News Feature | July 1, 2015

When Will Your IT Customers Use The IoT?

Christine Kern

By Christine Kern, contributing writer

When Will Your IT Customers Use The IoT?

More and more, sensors, wearables, and “smart” devices are entering the consumer market — but when will your business IT clients incorporate these technologies?

An LNS blog post by Greg Goodwin defines the Industrial Internet of Things (IIoT) that is emerging as distinct from the Internet of Things in the consumer space. While the consumer-based IoT is developing smart home devices, wearables, and other gadgets to make life easier for the average person, the IIoT refers to “the concept of smart connected operations within a plant or production facility to create products and services.”

According to LNS Research, the IIoT should be seen as a subset of the broader IoT, where technologies are connected primarily to produce physical goods for the marketplace and to maintain the physical assets of production.

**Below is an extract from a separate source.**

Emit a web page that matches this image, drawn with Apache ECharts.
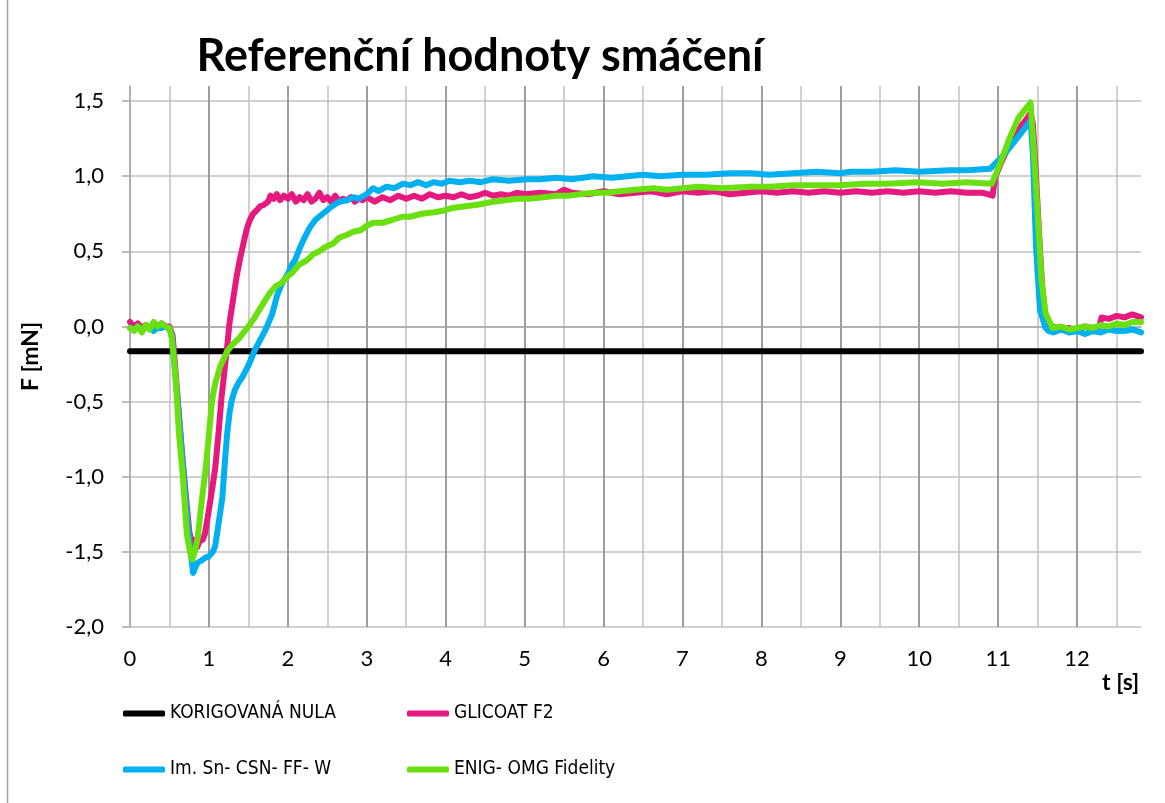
<!DOCTYPE html>
<html>
<head>
<meta charset="utf-8">
<script src="https://cdn.jsdelivr.net/npm/echarts@6/dist/echarts.min.js"></script>
<style>
html,body{margin:0;padding:0;background:#fff;}
#chart{width:1165px;height:803px;}
</style>
</head>
<body>
<div id="chart"></div>
<script>
const chartTitle = 'Referenční hodnoty smáčení';
const seriesNames = ['KORIGOVANÁ NULA', 'GLICOAT F2', 'Im. Sn- CSN- FF- W', 'ENIG- OMG Fidelity'];
const seriesColors = ['#000000', '#E5197E', '#00B0F0', '#6BE010'];
const xTickLabels = [0,1,2,3,4,5,6,7,8,9,10,11,12];
const yTickLabels = [-2.0,-1.5,-1.0,-0.5,0.0,0.5,1.0,1.5];

// [t (s), F (mN)]
const nullLine = [[0,-0.165],[12.81,-0.165]];

const glicoat = [[0,0.03],[0.05,0.0],[0.1,0.02],[0.15,-0.01],[0.2,0.01],[0.25,-0.01],[0.3,0.01],[0.35,0.0],[0.4,0.02],[0.45,0.0],[0.5,0.0],[0.54,-0.06],[0.6,-0.45],[0.65,-0.78],[0.7,-1.08],[0.75,-1.36],[0.79,-1.48],[0.82,-1.42],[0.85,-1.47],[0.88,-1.43],[0.92,-1.42],[0.95,-1.38],[1.0,-1.22],[1.05,-1.05],[1.08,-0.94],[1.12,-0.72],[1.16,-0.47],[1.2,-0.28],[1.23,-0.14],[1.26,0.02],[1.31,0.19],[1.35,0.33],[1.39,0.44],[1.44,0.56],[1.48,0.65],[1.52,0.71],[1.56,0.75],[1.6,0.77],[1.65,0.80],[1.7,0.81],[1.75,0.83],[1.78,0.87],[1.82,0.85],[1.86,0.88],[1.9,0.84],[1.95,0.87],[2.0,0.85],[2.05,0.88],[2.1,0.83],[2.15,0.86],[2.2,0.84],[2.25,0.88],[2.3,0.83],[2.35,0.85],[2.4,0.89],[2.45,0.84],[2.5,0.86],[2.55,0.83],[2.6,0.87],[2.65,0.83],[2.7,0.85],[2.75,0.84],[2.8,0.86],[2.85,0.83],[2.9,0.85],[2.95,0.84],[3.0,0.86],[3.1,0.83],[3.2,0.86],[3.3,0.84],[3.4,0.87],[3.5,0.85],[3.6,0.87],[3.7,0.85],[3.8,0.88],[3.9,0.86],[4.0,0.87],[4.1,0.86],[4.2,0.88],[4.3,0.86],[4.4,0.87],[4.5,0.89],[4.6,0.87],[4.7,0.88],[4.8,0.87],[4.9,0.89],[5.0,0.88],[5.2,0.89],[5.4,0.88],[5.5,0.91],[5.6,0.89],[5.8,0.88],[6.0,0.90],[6.2,0.88],[6.4,0.89],[6.6,0.90],[6.8,0.88],[7.0,0.90],[7.2,0.89],[7.4,0.90],[7.6,0.88],[7.8,0.89],[8.0,0.90],[8.2,0.89],[8.4,0.90],[8.6,0.89],[8.8,0.90],[9.0,0.89],[9.2,0.90],[9.4,0.89],[9.6,0.90],[9.8,0.89],[10.0,0.90],[10.2,0.89],[10.4,0.90],[10.6,0.89],[10.8,0.89],[10.93,0.87],[10.96,0.99],[11.03,1.08],[11.1,1.16],[11.2,1.27],[11.3,1.34],[11.36,1.38],[11.41,1.42],[11.44,1.35],[11.48,1.0],[11.52,0.6],[11.56,0.25],[11.6,0.05],[11.65,-0.01],[11.7,0.0],[11.8,-0.02],[11.9,-0.01],[12.0,-0.03],[12.1,0.0],[12.2,-0.01],[12.28,0.0],[12.31,0.06],[12.4,0.05],[12.5,0.07],[12.6,0.06],[12.7,0.08],[12.81,0.06]];

const imSn = [[0,-0.01],[0.05,-0.02],[0.1,0.0],[0.15,-0.02],[0.2,-0.01],[0.25,0.0],[0.3,-0.03],[0.35,-0.01],[0.4,-0.01],[0.45,0.0],[0.5,-0.02],[0.53,-0.06],[0.6,-0.48],[0.65,-0.80],[0.7,-1.12],[0.75,-1.42],[0.8,-1.64],[0.83,-1.6],[0.86,-1.57],[0.9,-1.56],[0.95,-1.54],[1.0,-1.53],[1.05,-1.5],[1.08,-1.46],[1.12,-1.32],[1.17,-1.14],[1.2,-0.92],[1.23,-0.72],[1.26,-0.58],[1.29,-0.49],[1.33,-0.42],[1.38,-0.37],[1.42,-0.34],[1.5,-0.26],[1.58,-0.16],[1.65,-0.09],[1.72,-0.02],[1.8,0.08],[1.86,0.2],[1.92,0.28],[2.0,0.35],[2.05,0.41],[2.09,0.44],[2.15,0.52],[2.22,0.6],[2.28,0.66],[2.35,0.71],[2.42,0.74],[2.49,0.77],[2.56,0.8],[2.65,0.83],[2.75,0.84],[2.83,0.86],[2.9,0.85],[3.0,0.88],[3.08,0.92],[3.15,0.90],[3.25,0.93],[3.35,0.92],[3.46,0.95],[3.55,0.94],[3.65,0.96],[3.75,0.94],[3.85,0.96],[3.95,0.95],[4.05,0.97],[4.18,0.96],[4.3,0.97],[4.45,0.96],[4.6,0.98],[4.8,0.97],[5.03,0.98],[5.2,0.98],[5.4,0.99],[5.6,0.98],[5.87,1.0],[6.1,0.99],[6.3,1.0],[6.5,1.01],[6.72,1.0],[7.0,1.01],[7.3,1.01],[7.6,1.02],[7.86,1.02],[8.1,1.01],[8.4,1.02],[8.7,1.03],[9.0,1.02],[9.13,1.03],[9.4,1.03],[9.7,1.04],[10.0,1.03],[10.39,1.04],[10.6,1.04],[10.9,1.05],[11.07,1.14],[11.28,1.28],[11.41,1.37],[11.44,1.15],[11.48,0.53],[11.53,0.11],[11.6,-0.01],[11.64,-0.03],[11.7,-0.04],[11.8,-0.02],[11.9,-0.04],[12.0,-0.03],[12.1,-0.05],[12.2,-0.03],[12.3,-0.04],[12.4,-0.02],[12.5,-0.03],[12.6,-0.03],[12.7,-0.02],[12.81,-0.04]];

const enig = [[0,-0.01],[0.05,-0.03],[0.1,0.0],[0.15,-0.04],[0.2,0.01],[0.25,-0.02],[0.3,0.03],[0.35,0.0],[0.4,0.02],[0.45,0.0],[0.5,-0.01],[0.53,-0.08],[0.58,-0.35],[0.62,-0.71],[0.67,-1.0],[0.72,-1.38],[0.76,-1.5],[0.79,-1.55],[0.82,-1.5],[0.86,-1.4],[0.9,-1.2],[0.96,-0.94],[1.0,-0.72],[1.04,-0.49],[1.08,-0.38],[1.14,-0.27],[1.2,-0.2],[1.24,-0.16],[1.3,-0.12],[1.38,-0.08],[1.44,-0.04],[1.5,0.0],[1.58,0.06],[1.65,0.12],[1.72,0.18],[1.77,0.22],[1.85,0.27],[1.92,0.29],[1.99,0.33],[2.06,0.36],[2.14,0.41],[2.24,0.44],[2.32,0.48],[2.4,0.50],[2.48,0.53],[2.57,0.55],[2.65,0.59],[2.75,0.61],[2.83,0.63],[2.92,0.64],[3.0,0.67],[3.08,0.69],[3.2,0.69],[3.33,0.71],[3.45,0.73],[3.55,0.73],[3.7,0.75],[3.85,0.76],[3.97,0.77],[4.1,0.79],[4.25,0.80],[4.4,0.81],[4.6,0.83],[4.75,0.84],[4.9,0.85],[5.05,0.85],[5.24,0.86],[5.4,0.87],[5.55,0.87],[5.7,0.88],[5.87,0.89],[6.05,0.89],[6.2,0.90],[6.4,0.91],[6.63,0.92],[6.8,0.91],[7.0,0.92],[7.2,0.93],[7.5,0.92],[7.86,0.93],[8.1,0.93],[8.4,0.94],[8.7,0.94],[9.0,0.94],[9.3,0.95],[9.6,0.95],[9.97,0.96],[10.3,0.95],[10.6,0.96],[10.92,0.95],[11.03,1.09],[11.15,1.26],[11.26,1.39],[11.41,1.49],[11.45,1.19],[11.5,0.75],[11.55,0.31],[11.6,0.09],[11.69,-0.01],[11.8,0.0],[11.9,-0.02],[12.0,-0.01],[12.1,0.0],[12.2,-0.01],[12.3,0.01],[12.4,0.0],[12.5,0.02],[12.6,0.01],[12.7,0.03],[12.81,0.03]];

const seriesData = [nullLine, glicoat, imSn, enig];

const FONT = 'Lato';
const LEGEND_FONT = "'Liberation Sans Narrow', 'DejaVu Sans Condensed', Lato";
const chart = echarts.init(document.getElementById('chart'), null, {renderer: 'canvas'});

const legendPos = [[123, 703], [407, 703], [123, 759], [407, 759]];

const option = {
  animation: false,
  backgroundColor: '#ffffff',
  textStyle: {fontFamily: FONT},
  title: {
    text: chartTitle,
    left: 475, top: 29,
    textAlign: 'center',
    textStyle: {fontFamily: FONT, fontSize: 45, fontWeight: 'bold', color: '#000'}
  },
  grid: {left: 130, top: 86, right: 24, bottom: 176, containLabel: false},
  legend: seriesNames.map((n, i) => ({
    data: [{name: n, icon: 'roundRect', itemStyle: {color: seriesColors[i]}}],
    left: legendPos[i][0], top: legendPos[i][1],
    padding: 0,
    itemWidth: 42, itemHeight: 6,
    itemGap: 0,
    textStyle: {fontFamily: LEGEND_FONT, fontSize: 19, color: '#000', lineHeight: 21},
    selectedMode: false
  })),
  xAxis: [{
    type: 'value', min: 0, max: 12.81, interval: 0.5,
    axisLine: {show: true, lineStyle: {color: '#a6a6a6', width: 1.5}},
    axisTick: {show: false},
    axisLabel: {
      customValues: xTickLabels,
      fontFamily: FONT, fontSize: 22, color: '#000', margin: 21,
      formatter: v => String(Math.round(v))
    },
    splitLine: {show: true, showMaxLine: false, lineStyle: {color: '#c0c0c0', width: 1.5}}
  }, {
    type: 'value', min: 0, max: 12.81, interval: 1, position: 'top',
    axisLine: {show: false}, axisTick: {show: false}, axisLabel: {show: false},
    splitLine: {show: true, showMaxLine: false, showMinLine: false, lineStyle: {color: '#8c8c8c', width: 1.5}}
  }],
  yAxis: {
    type: 'value', min: -2, max: 1.6, interval: 0.1,
    name: 'F [mN]', nameLocation: 'middle', nameGap: 88, nameRotate: 90,
    nameTextStyle: {fontFamily: FONT, fontSize: 23, fontWeight: 'bold', color: '#000'},
    axisLine: {show: true, lineStyle: {color: '#a6a6a6', width: 1.5}},
    axisTick: {show: true, customValues: yTickLabels, length: 8, lineStyle: {color: '#a6a6a6', width: 1.5}},
    axisLabel: {
      customValues: yTickLabels,
      fontFamily: FONT, fontSize: 22, color: '#000', margin: 26,
      formatter: v => v.toFixed(1).replace('.', ',')
    },
    splitLine: {show: true, lineStyle: {color: '#c0c0c0', width: 1.5}}
  },
  graphic: [
    {type: 'text', left: 1102, top: 671, style: {text: 't [s]', font: 'bold 23px ' + FONT, fill: '#000'}},
    {type: 'line', shape: {x1: 7.5, y1: 0, x2: 7.5, y2: 803}, style: {stroke: '#a0a0a0', lineWidth: 1.5}}
  ],
  series: seriesNames.map((n, i) => ({
    name: n,
    type: 'line',
    xAxisIndex: 0,
    data: seriesData[i],
    showSymbol: false,
    symbol: 'none',
    lineStyle: {color: seriesColors[i], width: 6, cap: 'round', join: 'round'},
    itemStyle: {color: seriesColors[i]},
    emphasis: {disabled: true},
    z: 2 + i
  }))
};
chart.setOption(option);
</script>
</body>
</html>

And the number and type of connected objects is projected to rapidly increase by 2020, when the network is expected to include devices, sensors, instrumentation, materials, mobile and fixed assets, and products. According to an Accenture study, the market for the industrial IoT by that time is expected to grow to $500 billion — from $20 billion in 2012.

A survey, conducted in October 2014 by Forrester Consulting on behalf of Zebra Technologies, revealed businesses are already using IoT technologies, including location tracking, Wi-Fi, GPS tracking, and bar codes for asset tracking. The report is a follow up to the 2012 Forrester outlook on the adoption of IoT in the enterprise. survey

The LNS blog points out a crucial barrier to the IIoT for manufacturing is the fact that most companies have legacy information and automation technology solutions that are not interoperable. This underscores the need for the creation of an IIoT platform capable of integrating information from these legacy systems. In the blog, Goodwin says a successful IIoT platform will meet four criteria:

  • Connectivity, to link hardware and software within the plant and enterprise.
  • Cloud, including all of the various enterprise-wide clouds to implement computing and storage capabilities where they are most in need.
  • Big Data analytics, including the use of a broad set of statistical and optimization tools to cleanse, monitor, and analyze structured and unstructured data.
  • Applications development, including necessary tools for facilitating mashup software applications that leverage all other areas of the IIoT platform and moving existing legacy applications on top of the platform.

Goodwin writes, “In these early stages, there is no single vendor that can yet provide capabilities in all four areas, and for now the creation of a viable IIoT platform will come through an ecosystem of vendors, most likely the large and established players in both the information and automation technology spaces.”